Australia’s backtracking on climate change policy – dumping the carbon price and seeking to slash the renewable energy target – is looking like an increasingly dumb and isolating policy position as the US and China announced an ambitious new climate deal.
In a landmark agreement between the two countries – one that could herald a global pact by Paris in December, 2015, President Barack Obama pledged deeper U.S. cuts in greenhouse-gas emissions and China will, for the first time, set a target for capping carbon emissions.
The two leaders signed the agreement at the APEC summit in China, just days before the G20 meeting in Brisbane where Australia has refused to have climate change on the official agenda. It also came as the Pope sent a letter to Prime Minister Tony Abbott, a catholic, urging him to take action on climate change.
Under the deal, Obama is setting a new target for the US to cut greenhouse gas emissions at 26 to 28 per cent below 2005 levels by 2025, according to a Bloomberg report. The current target is to reach a level of 17 per cent below 2005 emissions by 2020.

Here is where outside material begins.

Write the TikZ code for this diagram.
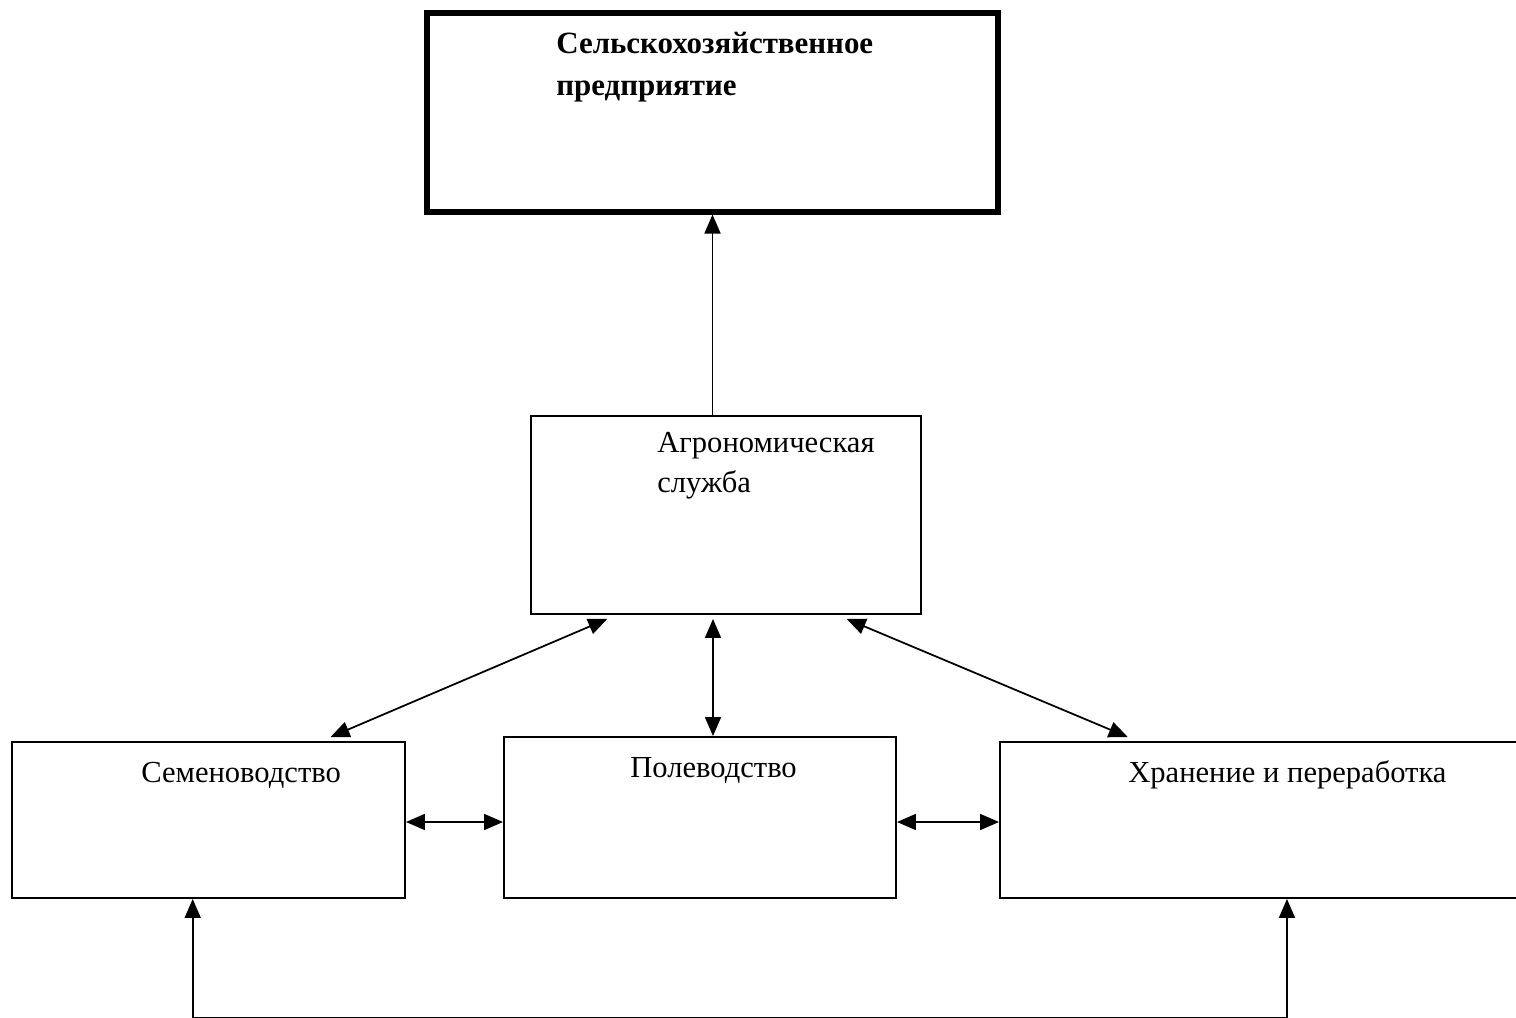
\documentclass[tikz,border=0pt]{standalone}
\usepackage{fontspec}
\newfontfamily\diagfont{Liberation Serif}
\usetikzlibrary{arrows.meta,fit,calc}
\begin{document}
\begin{tikzpicture}[x=0.02cm,y=-0.02cm,
  box/.style={draw, line width=1.1pt, inner sep=0pt},
  mainbox/.style={draw, line width=2.9pt, inner sep=0pt},
  lbl/.style={inner sep=0pt, anchor=base west, font=\diagfont\fontsize{17.4pt}{20pt}\selectfont},
  titlelbl/.style={inner sep=0pt, anchor=base west, font=\diagfont\bfseries\fontsize{17.6pt}{20pt}\selectfont},
  link/.style={line width=1pt, -{Triangle[length=0.38cm,width=0.32cm]}},
  biglink/.style={line width=1pt, {Triangle[length=0.38cm,width=0.32cm]}-{Triangle[length=0.38cm,width=0.32cm]}}]
  \useasboundingbox (0,0) rectangle (1516,1018);
  \clip (0,0) rectangle (1516,1018);

  % boxes
  \node[mainbox, fit={(427,13) (998,212)}] (farm) {};
  \node[box, fit={(531,416) (921,614)}] (agro) {};
  \node[box, fit={(12,742) (405,898)}] (seed) {};
  \node[box, fit={(504,737) (896,898)}] (field) {};
  \node[box, fit={(1000,742) (1530,898)}] (store) {};

  % labels
  \node[titlelbl] (farmA) at (556,53) {Сельскохозяйственное};
  \node[titlelbl] (farmB) at (556,95) {предприятие};
  \node[lbl] (agroA) at (657,452) {Агрономическая};
  \node[lbl] (agroB) at (657,492) {служба};
  \node[lbl] (seedT) at (141,782) {Семеноводство};
  \node[lbl] (fieldT) at (630,777) {Полеводство};
  \node[lbl] (storeT) at (1128,782) {Хранение и переработка};

  % connectors
  \coordinate (mid) at ($(field.north west)!0.533!(field.north east)$);
  \draw[link] (agro.north -| farm.south) -- (farm.south);
  \draw[biglink] ($(agro.south west)!0.197!(agro.south east)+(0,4)$) -- ($(seed.north west)!0.809!(seed.north east)+(0,-4)$);
  \draw[biglink] ($(mid |- agro.south)+(0,4)$) -- (mid);
  \draw[biglink] ($(agro.south west)!0.808!(agro.south east)+(0,4)$) -- ($(store.north west)!0.242!(store.north east)+(0,-4)$);
  \draw[biglink] (seed.east |- 0,822) -- (field.west |- 0,822);
  \draw[biglink] (field.east |- 0,822) -- (store.west |- 0,822);
  \draw[biglink] ($(seed.south west)!0.46!(seed.south east)$) -- ++(0,119) -| ($(store.south west)!0.5413!(store.south east)$);
\end{tikzpicture}
\end{document}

Xi committed China to begin reducing its total carbon dioxide emissions, which have been steadily rising, by about 2030, although the actual cap could come much earlier, Bloomberg quoted the White House as saying in a statement.
The US said the agreement will “inject momentum into the global climate negotiations on the road to reaching a successful new climate agreement next year in Paris.” The two countries left open the possibility of increasing the targets should the combined commitments fall short of the goal of 2C.
The Climate Institute’s Erwin Jackson said the US pledge was equivalent to a 30 per cent reduction target for Australia by 2025. The TCI last week recommended it aim for 40 per cent target.
Jackson said it was clear that “Direct Action” could not achieve that target. “The biggest problem with domestic policy at the moment is that it’s divorced from global reality. So we have got to start planning for 50 years, not looking at our navel thinking about the next five.”
The US and China are the world’s two biggest economies and the two biggest aggregate emitters. It follows a commitment by the EU, the third largest emitter, to cut emissions by at last 40 per cent by 2030.
Bloomberg notes Obama has made climate change one of the central issues for his final two years in office, though his agenda is under attack by Republicans, who do not accept the science of climate change and are set to take control of both chambers in Congress at the start of next year.
China will also set a renewable energy target of 20 per cent by 2030.
Jake Schmidt, director of international programs for the Natural Resources Defense Council, a Washington-based environmental group told Bloomberg that China and the US account for 40 per cent of the world’s greenhouse emissions, and so shape how the market invests.
‘‘They’ve also been two of the most difficult players in the history of the climate negotiations so the fact that they are coming out and saying they are going to take deep commitments will be a powerful signal to the rest of the world.” he said.
Australian Greens leader Christine Milne said the move should be a massive wake-up call to Tony Abbott.
“His continued climate denial and his destruction of the environment is reckless,” Milne said. “Tony Abbott is so busy unwinding Australia’s climate policies that he failed to notice the global economy is changing around him. He is risking billions of dollars in investment and thousands of jobs.
“Tony Abbott is engaging in intergenerational theft while the rest of the world moves to protect future generations and the planet. Until the Abbott government took control, Australia was a world leader in climate policy with an emissions trading scheme that was considered template legislation for other nations.”
The US-based World Resources Institute said both leaders had clearly acknowledged the mounting threat of climate change and the urgency of action, even though more needed to be done.
“The U.S. and China should be commended for putting their initial pledges on the table so early. This should inject a jolt of momentum in the lead up to a global climate agreement in Paris,” said Andrew Steer, WRI President & CEO.
“The US target shows a serious commitment to action and puts the US on a path to reduce its emissions around 80 percent by mid-century. This pledge is grounded in what is achievable under existing US law.
“However, we should not underestimate the potential of innovation and technology to bring down costs and make it easier to meet–or even exceed–the proposed targets.
“China’s pledge to increase non-fossil fuel energy and peak emissions around 2030 as early as possible is a major development—and reflects a shift in its position from just a few years ago. But it will be very important to see at what level and what year their emissions peak. Analysis shows that China’s emissions should peak before 2030 to limit the worst consequences of climate change.”